BOSTON (TheStreet) -- International crises, especially the eurozone's debt quagmire, are holding sway on investor sentiment this year. Despite robust corporate earnings in the third quarter, poor performances by members of the benchmark S&P 500 Index predominate, as 319 companies are in the loss column so far in 2011.The 10 worst companies have fallen by 57% to 69% this year, an eerily similar performance to 2008, when the financial tsunami gutted the U.S. economy and drove down the average stock on the S&P 500 by almost 40%. The S&P index, which tracks the performance of the 500 largest U.S. stocks, is down 6% this year, even after an encouraging 11% rally in October, the benchmark's best showing since 1991. And over the past 12 months, the index has a mere 0.4% to show for its efforts, as it drags itself to a close for 2012. Howard Silverblatt, a senior index analyst at Standard & Poor's, said in an interview that the financials sector has been hardest hit this year, losing 25% through Nov. 22, followed by materials, with a 15% decline. Industrials are down 11%. Silverblatt notes that financials are off 66% from their high on Oct. 9, 2007, with the broader S&P 500 down 24% since then. "Financials are still weighing down large-caps as the sector reacted to every event" both domestically and internationally, said Silverblatt, in a research note. He said the recent bankruptcy of brokerage firm MF Global ( MF) may have an even larger impact on major banks because it will prompt calls for stronger regulations. The list of the 20 worst performers is dominated by financial-services players. Those just out of the top 10 include Genworth Financial ( GNW), Janus Capital ( JNS), Morgan Stanley ( MS) and Citigroup ( C), all down 48% or more on the year. Surprisingly, many of the worst-performing stocks have garnered positive ratings from analysts, who apparently believe the worst is behind them. In order of bad to worst, here are the 10 poorest-performing stocks in the S&P 500 Index this year:
9. U.S. Steel ( X) shares have slumped 58% this year to $22. The $4 billion company is the second-largest steel maker in the U.S. and among the top 20 globally. Its performance has been hurt by the soft global economy weakening the demand for steel. Its executives recently said they expect to see more of the same. The only bright spot is sales of its tubular steel for the oil and gas industry, but it's not enough to turn the tide. Analysts give its shares seven "strong buy" ratings, one "moderate buy," five "holds," one "moderate sell" and one "strong sell," according to TheStreet Ratings.

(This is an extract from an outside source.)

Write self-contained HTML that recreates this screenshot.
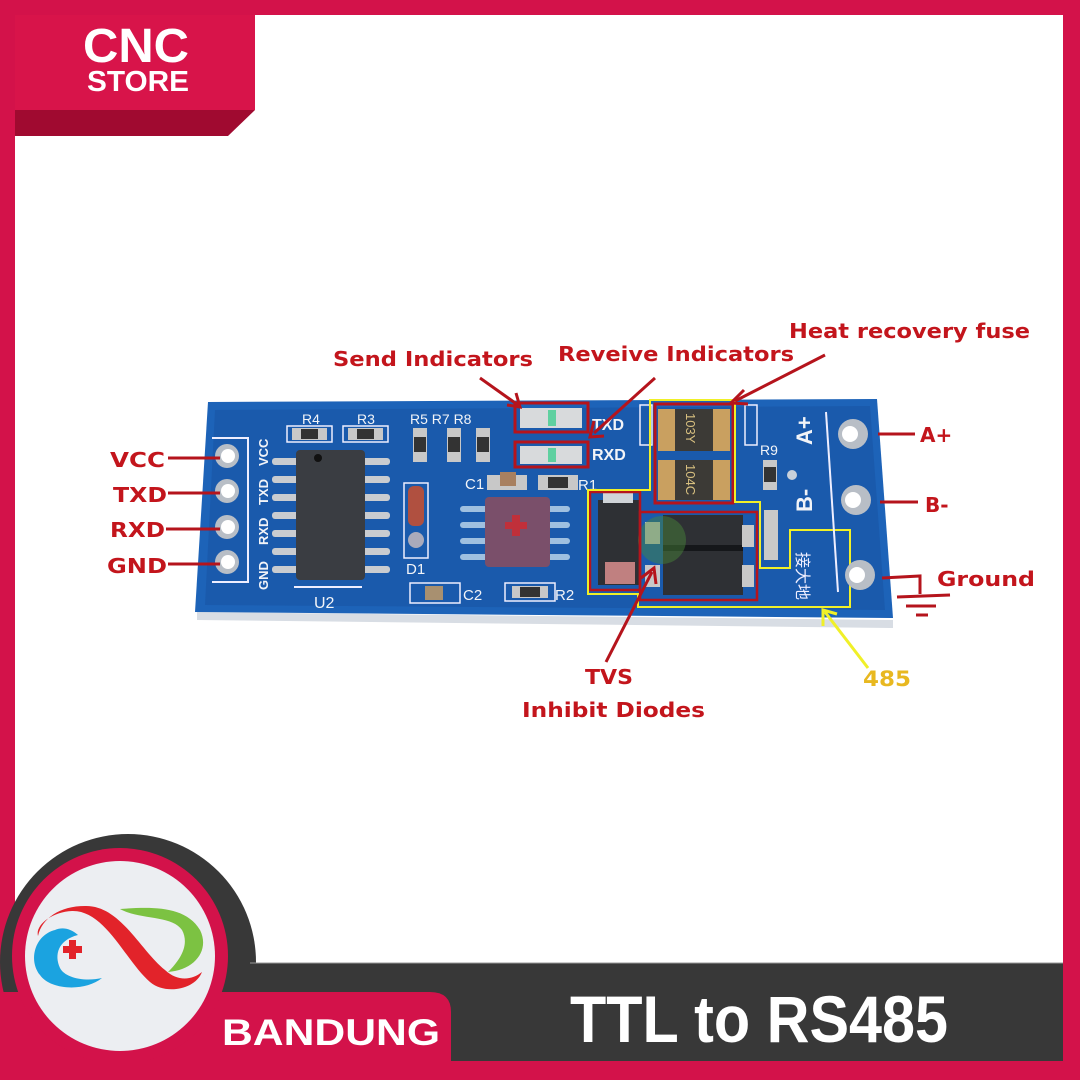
<!DOCTYPE html>
<html><head><meta charset="utf-8"><style>
html,body{margin:0;padding:0;background:#fff}
svg{display:block}
.lb{font-family:"DejaVu Sans","Liberation Sans",sans-serif;font-weight:bold;fill:#c3151c}
.sk{font-family:"Liberation Sans","DejaVu Sans",sans-serif;fill:#f2f4f8}
</style></head><body>
<svg width="1080" height="1080" viewBox="0 0 1080 1080" xmlns="http://www.w3.org/2000/svg">
<rect width="1080" height="1080" fill="#fff"/>
<!-- frame -->
<rect x="0" y="0" width="1080" height="15" fill="#d3124a"/>
<rect x="0" y="0" width="15" height="1080" fill="#d3124a"/>
<rect x="1063" y="0" width="17" height="1080" fill="#d3124a"/>
<!-- top logo -->
<rect x="15" y="15" width="240" height="95" fill="#d8144a"/>
<polygon points="15,110 255,110 228,136 15,136" fill="#a00a30"/>
<text x="136" y="62" text-anchor="middle" font-family="Liberation Sans,sans-serif" font-weight="bold" font-size="48" fill="#fff" textLength="106" lengthAdjust="spacingAndGlyphs">CNC</text>
<text x="138" y="91" text-anchor="middle" font-family="Liberation Sans,sans-serif" font-weight="bold" font-size="29" fill="#fff" textLength="102" lengthAdjust="spacingAndGlyphs">STORE</text>

<!-- board -->
<polygon points="197,612 893,620 893,628 197,620" fill="#d8dde4"/>
<polygon points="208,402 877,399 893,618 195,612" fill="#1d63b8"/>
<polygon points="215,410 870,406 885,610 205,605" fill="#1a5aac"/>
<!-- left pins silk -->
<polyline points="212,438 248,438 248,582 212,582" fill="none" stroke="#eef" stroke-width="2"/>
<g fill="#b8bec6"><circle cx="227" cy="456" r="12"/><circle cx="227" cy="491" r="12"/><circle cx="227" cy="527" r="12"/><circle cx="227" cy="562" r="12"/></g>
<g fill="#fff"><circle cx="228" cy="456" r="7"/><circle cx="228" cy="491" r="7"/><circle cx="228" cy="527" r="7"/><circle cx="228" cy="562" r="7"/></g>
<g class="sk" font-size="13" font-weight="bold">
<text transform="translate(268,466) rotate(-90)">VCC</text>
<text transform="translate(268,505) rotate(-90)">TXD</text>
<text transform="translate(268,545) rotate(-90)">RXD</text>
<text transform="translate(268,590) rotate(-90)">GND</text>
</g>
<!-- U2 -->
<g fill="#c9ccd0">
<rect x="272" y="458" width="118" height="7" rx="3"/><rect x="272" y="476" width="118" height="7" rx="3"/><rect x="272" y="494" width="118" height="7" rx="3"/><rect x="272" y="512" width="118" height="7" rx="3"/><rect x="272" y="530" width="118" height="7" rx="3"/><rect x="272" y="548" width="118" height="7" rx="3"/><rect x="272" y="566" width="118" height="7" rx="3"/>
</g>
<rect x="296" y="450" width="69" height="130" rx="4" fill="#3a3d42"/>
<circle cx="318" cy="458" r="4" fill="#111"/>
<line x1="294" y1="587" x2="362" y2="587" stroke="#eef" stroke-width="2"/>
<text x="314" y="608" class="sk" font-size="16">U2</text>
<!-- R4 R3 -->
<text x="302" y="424" class="sk" font-size="14">R4</text><text x="357" y="424" class="sk" font-size="14">R3</text>
<rect x="287" y="426" width="45" height="16" fill="none" stroke="#eef" stroke-width="1.5"/>
<rect x="343" y="426" width="45" height="16" fill="none" stroke="#eef" stroke-width="1.5"/>
<rect x="292" y="428" width="35" height="12" fill="#c8c8c8"/><rect x="301" y="429" width="17" height="10" fill="#333"/>
<rect x="348" y="428" width="35" height="12" fill="#c8c8c8"/><rect x="357" y="429" width="17" height="10" fill="#333"/>
<!-- R5 R7 R8 -->
<text x="410" y="424" class="sk" font-size="14">R5 R7 R8</text>
<g fill="#c8c8c8"><rect x="413" y="428" width="14" height="34"/><rect x="447" y="428" width="14" height="34"/><rect x="476" y="428" width="14" height="34"/></g>
<g fill="#333"><rect x="414" y="437" width="12" height="15"/><rect x="448" y="437" width="12" height="15"/><rect x="477" y="437" width="12" height="15"/></g>
<!-- D1 -->
<rect x="404" y="483" width="24" height="75" fill="none" stroke="#eef" stroke-width="1.5"/>
<rect x="408" y="486" width="16" height="40" rx="6" fill="#b05040"/>
<circle cx="416" cy="540" r="8" fill="#aab"/>
<text x="406" y="574" class="sk" font-size="15">D1</text>
<!-- C1 R1 -->
<text x="465" y="489" class="sk" font-size="15">C1</text>
<rect x="487" y="475" width="40" height="15" fill="#c8c8c8"/><rect x="500" y="472" width="16" height="14" fill="#a88060"/>
<rect x="538" y="475" width="40" height="15" fill="#c8c8c8"/><rect x="548" y="477" width="20" height="11" fill="#333"/>
<text x="578" y="490" class="sk" font-size="15">R1</text>
<!-- U1 -->
<g fill="#9fc0e0"><rect x="460" y="506" width="110" height="6" rx="3"/><rect x="460" y="522" width="110" height="6" rx="3"/><rect x="460" y="538" width="110" height="6" rx="3"/><rect x="460" y="554" width="110" height="6" rx="3"/></g>
<rect x="485" y="497" width="65" height="70" rx="4" fill="#7a4f6a"/>
<rect x="505" y="522" width="22" height="7" fill="#c0303a"/><rect x="512" y="515" width="8" height="21" fill="#c0303a"/>
<!-- C2 R2 -->
<rect x="410" y="583" width="50" height="20" fill="none" stroke="#eef" stroke-width="1.5"/>
<rect x="425" y="586" width="18" height="14" fill="#a89070"/>
<text x="463" y="600" class="sk" font-size="15">C2</text>
<rect x="505" y="583" width="50" height="18" fill="none" stroke="#eef" stroke-width="1.5"/>
<rect x="512" y="586" width="36" height="12" fill="#c8c8c8"/><rect x="520" y="587" width="20" height="10" fill="#333"/>
<text x="555" y="600" class="sk" font-size="15">R2</text>
<!-- LEDs -->
<rect x="520" y="408" width="62" height="20" fill="#d8dadc"/><rect x="548" y="410" width="8" height="16" fill="#5fd0a0"/>
<rect x="520" y="446" width="62" height="18" fill="#d8dadc"/><rect x="548" y="448" width="8" height="14" fill="#5fd0a0"/>
<rect x="515" y="403" width="73" height="29" fill="none" stroke="#b5141c" stroke-width="3"/>
<rect x="515" y="442" width="73" height="25" fill="none" stroke="#b5141c" stroke-width="3"/>
<text x="592" y="430" class="sk" font-size="16" font-weight="bold">TXD</text>
<text x="592" y="460" class="sk" font-size="16" font-weight="bold">RXD</text>
<!-- fuses -->
<rect x="640" y="405" width="12" height="40" fill="none" stroke="#eef" stroke-width="1.5"/>
<rect x="745" y="405" width="12" height="40" fill="none" stroke="#eef" stroke-width="1.5"/>
<rect x="658" y="409" width="72" height="42" fill="#c9a060"/><rect x="675" y="409" width="38" height="42" fill="#3c3a36"/>
<rect x="658" y="460" width="72" height="40" fill="#c9a060"/><rect x="675" y="460" width="38" height="40" fill="#3c3a36"/>
<text transform="translate(686,413) rotate(90)" font-family="Liberation Sans,sans-serif" font-size="13" fill="#d8c080">103Y</text>
<text transform="translate(686,464) rotate(90)" font-family="Liberation Sans,sans-serif" font-size="13" fill="#d8c080">104C</text>
<!-- R9 -->
<text x="760" y="455" class="sk" font-size="14">R9</text>
<rect x="763" y="460" width="14" height="30" fill="#c8c8c8"/><rect x="764" y="467" width="12" height="15" fill="#333"/>
<circle cx="792" cy="475" r="5" fill="#c8d0da"/>
<rect x="764" y="510" width="14" height="50" fill="#c8c8c8"/>
<!-- TVS -->
<rect x="598" y="500" width="42" height="85" fill="#2e3034"/><rect x="603" y="493" width="30" height="10" fill="#d0d4d8"/>
<rect x="605" y="562" width="30" height="22" fill="#c08080"/>
<rect x="645" y="522" width="15" height="22" fill="#c8c8c8"/><rect x="645" y="565" width="15" height="22" fill="#c8c8c8"/>
<rect x="663" y="515" width="80" height="80" fill="#2e3034"/><rect x="663" y="545" width="80" height="6" fill="#15171a"/>
<rect x="742" y="525" width="12" height="22" fill="#c8c8c8"/><rect x="742" y="565" width="12" height="22" fill="#c8c8c8"/>
<circle cx="662" cy="540" r="24" fill="#4a8a3a" opacity="0.45"/>
<rect x="590" y="492" width="50" height="98" fill="none" stroke="#b5141c" stroke-width="2.5"/>
<rect x="640" y="512" width="117" height="88" fill="none" stroke="#b5141c" stroke-width="2.5"/>
<rect x="655" y="404" width="78" height="99" fill="none" stroke="#b5141c" stroke-width="3"/>
<polygon points="650,400 735,400 735,502 760,502 760,568 790,568 790,530 850,530 850,607 638,607 638,594 588,594 588,490 650,490" fill="none" stroke="#f0f028" stroke-width="2"/>
<!-- right side -->
<line x1="826" y1="412" x2="838" y2="592" stroke="#eef" stroke-width="2"/>
<text transform="translate(812,445) rotate(-90)" class="sk" font-size="22" font-weight="bold">A+</text>
<text transform="translate(812,512) rotate(-90)" class="sk" font-size="22" font-weight="bold">B-</text>
<text transform="translate(797,552) rotate(90)" font-family="Noto Sans CJK SC,sans-serif" font-size="16" fill="#eef">接大地</text>
<g fill="#b8bec6"><circle cx="853" cy="434" r="15"/><circle cx="856" cy="500" r="15"/><circle cx="860" cy="575" r="15"/></g>
<g fill="#fff"><circle cx="850" cy="434" r="8"/><circle cx="853" cy="500" r="8"/><circle cx="857" cy="575" r="8"/></g>
<!-- labels left -->
<g class="lb" font-size="20">
<text x="110" y="467" textLength="55" lengthAdjust="spacingAndGlyphs">VCC</text>
<text x="113" y="502" textLength="54" lengthAdjust="spacingAndGlyphs">TXD</text>
<text x="110" y="537" textLength="55" lengthAdjust="spacingAndGlyphs">RXD</text>
<text x="107" y="573" textLength="60" lengthAdjust="spacingAndGlyphs">GND</text>
</g>
<g stroke="#b5141c" stroke-width="3">
<line x1="168" y1="458" x2="220" y2="458"/><line x1="168" y1="493" x2="220" y2="493"/><line x1="166" y1="529" x2="220" y2="529"/><line x1="168" y1="564" x2="220" y2="564"/>
<line x1="878" y1="434" x2="915" y2="434"/><line x1="880" y1="502" x2="918" y2="502"/>
<polyline points="882,578 920,576 920,594" fill="none"/><line x1="897" y1="597" x2="950" y2="595"/><line x1="906" y1="606" x2="936" y2="606"/><line x1="916" y1="615" x2="928" y2="615"/>
</g>
<g class="lb" font-size="20">
<text x="920" y="442">A+</text><text x="925" y="512">B-</text>
<text x="937" y="586" textLength="98" lengthAdjust="spacingAndGlyphs">Ground</text>
<text x="333" y="366" textLength="200" lengthAdjust="spacingAndGlyphs">Send Indicators</text>
<text x="558" y="361" textLength="236" lengthAdjust="spacingAndGlyphs">Reveive Indicators</text>
<text x="789" y="338" textLength="241" lengthAdjust="spacingAndGlyphs">Heat recovery fuse</text>
<text x="585" y="684" textLength="48" lengthAdjust="spacingAndGlyphs">TVS</text>
<text x="522" y="717" textLength="183" lengthAdjust="spacingAndGlyphs">Inhibit Diodes</text>
</g>
<text x="863" y="686" font-family="DejaVu Sans,sans-serif" font-weight="bold" font-size="21" fill="#e8b820" textLength="48" lengthAdjust="spacingAndGlyphs">485</text>
<!-- arrows -->
<g stroke="#b5141c" stroke-width="3" fill="none">
<line x1="480" y1="378" x2="518" y2="405"/><polyline points="507,405 520,407 516,393"/>
<line x1="655" y1="378" x2="594" y2="433"/><polyline points="594,421 590,437 604,436"/>
<line x1="825" y1="355" x2="735" y2="401"/><polyline points="744,390 731,403 748,404"/>
<line x1="606" y1="662" x2="652" y2="572"/><polyline points="641,578 654,568 656,584"/>
</g>
<g stroke="#f0f028" stroke-width="3" fill="none">
<line x1="868" y1="668" x2="825" y2="612"/><polyline points="823,626 823,610 837,614"/>
</g>

<!-- bottom -->
<circle cx="128" cy="962" r="128" fill="#383838"/>
<rect x="250" y="963" width="813" height="98" fill="#383838"/>
<line x1="250" y1="963" x2="1063" y2="963" stroke="#999" stroke-width="1"/>
<path d="M0,992 H430 Q451,992 451,1012 V1080 H0 Z" fill="#d3124a"/>
<circle cx="120" cy="956" r="108" fill="#d3124a"/>
<circle cx="120" cy="956" r="95" fill="#eceef2"/>
<rect x="0" y="1061" width="1080" height="19" fill="#d3124a"/>
<!-- logo icon -->
<path d="M38,936 C35,925 52,912 72,911 C105,910 125,960 150,982 C165,995 195,990 202,972 C192,980 178,982 165,970 C140,950 120,905 85,906 C60,906 42,918 38,936 Z" fill="#e2232a"/>
<path d="M55,930 C35,935 28,960 40,975 C50,990 85,992 102,978 C85,982 65,978 60,968 C54,955 58,940 78,935 C70,928 62,927 55,930 Z" fill="#1ba3e0"/>
<path d="M120,909 C150,907 185,905 200,930 C210,950 195,970 168,972 C180,960 190,945 182,930 C172,915 140,920 120,909 Z" fill="#7cc242"/>
<rect x="63" y="946" width="19" height="7" fill="#e2232a"/><rect x="69" y="940" width="7" height="19" fill="#e2232a"/>
<text x="222" y="1045" font-family="Liberation Sans,sans-serif" font-weight="bold" font-size="37" fill="#fff" textLength="218" lengthAdjust="spacingAndGlyphs">BANDUNG</text>
<text x="570" y="1042" font-family="Liberation Sans,sans-serif" font-weight="bold" font-size="66" fill="#fff" textLength="378" lengthAdjust="spacingAndGlyphs">TTL to RS485</text>
</svg>
</body></html>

7. Bank of America ( BAC) shares have declined 60% this year to about $5. This $56 billion market cap financial giant has been down on its luck for 10 years with an average annual share price decline in that period of 5.4%. The bank's ill-fated $4 billion acquisition of troubled Countrywide Mortgage at the height of the real estate bubble has resulted in continued heavy losses due to the high rate of foreclosures on the mortgages it created as well as potential legal liabilities of tens of billions of dollars from investor lawsuits because of this deal. The bank also faces the economic challenges that other U.S. banks do, including weak new loan growth and a low, flat yield curve, which will likely pinch net interest margins for the foreseeable future. Analysts give its shares nine "strong buy" ratings, one "moderate buy," 11 "holds" and one "moderate sell" rating -- not much different than three months ago, according to TheStreet Ratings.
5. MEMC Electronic Materials' ( WFR) shares have dropped 63% this year to about $4, giving it a market value of $950 million. The company supplies bare silicon wafers, which are used by chipmakers to fabricate semiconductor chips, and the semiconductor industry is in a cyclical downturn, hence the poor demand for MEMC products. Analysts give its shares five "strong buy" ratings, 11 "holds," two "moderate sells" and one "strong sell," according to TheStreet Ratings.
3. Alpha Natural Resources ( ANR), down 66% this year to $19, is a major producer of thermal coal used in electric power plants and metallurgical coal used in the steel-making process. The company, with a market value of $4 billion, made two huge acquisitions within the past two years, making it one of the largest coal miners in North America. It faces potentially continued weak demand as it is one of the big suppliers in the U.S. and China in particular. But analysts are amazingly bullish, giving its shares 16 "strong buy" ratings, one "moderate buy" and three "holds," according to TheStreet Ratings.
1. Monster Worldwide's ( MWW) shares are off 69% this year to about $7, giving the company a $939 million market value. Monster provides Web sites that match up job seekers and employers as a virtual Internet job board. Its service is active in 50 countries. Monster's earnings outlook and share performance are tied to the employment situation, which has been dismal for the past few years, but was 9% nationally in October, a slight improvement over the 9.1% of prior months. Analysts are upbeat about its long-term prospects, giving its shares six "strong buy" ratings and seven "holds," according to TheStreet Ratings.